My clients are not numbers to me. They are each unique and I want to be able to treat them as such so I can properly look after them by pricing accordingly. Some of you might say well of course he doesn’t want to publish his figures but there is far more to this than that. How exactly am I going to price for the client who pulls up in a truck with papers strewn in the back and no explanation of its backstory AND at the same time also price for the client who sends me the info as data that plugs straight into my case management system and automatically generates that first letter? I’m normally quite good at this sort of problem but today’s riddle is baffling. If I pick a mean average to simplify things and make my life easy then my really good clients, who do everything they are told for me and make it easy, are going to suffer because the not so good ones will always increase the average cost. Everyone naturally quotes for that worse-case scenario.

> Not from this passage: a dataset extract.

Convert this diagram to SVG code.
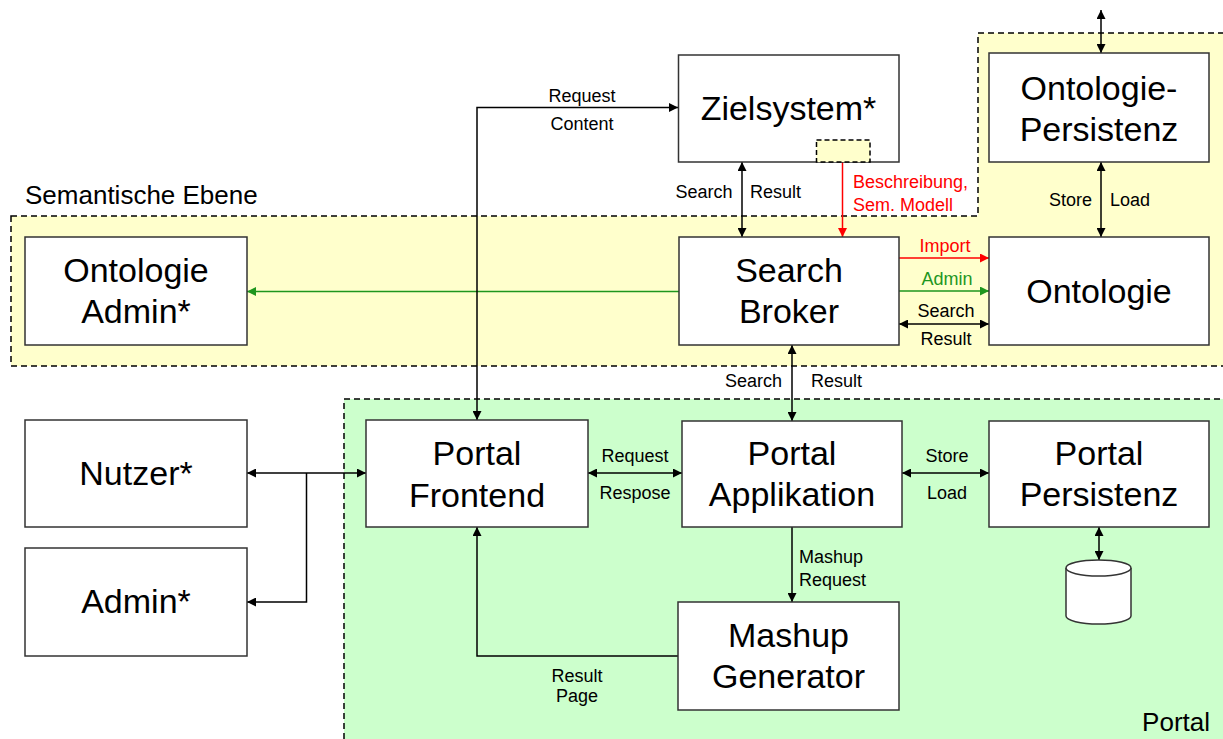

So I think a big rethink is seriously required that takes full account of the practical problems. There needs to be an understanding that we are trying to balance a great number of things here. If something is not always going to be linear then it should not be treated as being linear. We need to step back and think carefully about whether publishing low fees, just to win work, will put teams out of business (or ruin good service levels) or alternatively whether high fees will put people off completely and mean people choose not to access justice. These rules will certainly damage net recoveries generally because instead of listening and bending to your needs as my future client you will have no choice but to accept what we think might work. The customer will no longer come first. This is what happens when we start treating services as pure products.
So would anyone like to prep me that 10-dimensional spreadsheet containing all possible variables and prices because I’m really struggling? Any Einsteins amongst us?
In all seriousness I am really baffled as to why the SRA would do this to the profession for this particular area of the law. In theory it sounds great doesn’t it until you scratch below the surface of this concept and realise it just cannot work in practice. If I were to rip you off the SRA and SDT would strike me off. It is as simple as that. The remedy you need to protect you already exists and you don’t need me to publish my pricing to improve on that unless of course you want to limit your range of options and who really wants that. Clients need the freedom to contract and they need to find the best fit for all their little foibles. If that is taken away then the rich tapestry we currently cater for will have to be viewed through a black and white lens from now on by lawyers and treated like an “off the peg” item rather than a tailor-made one.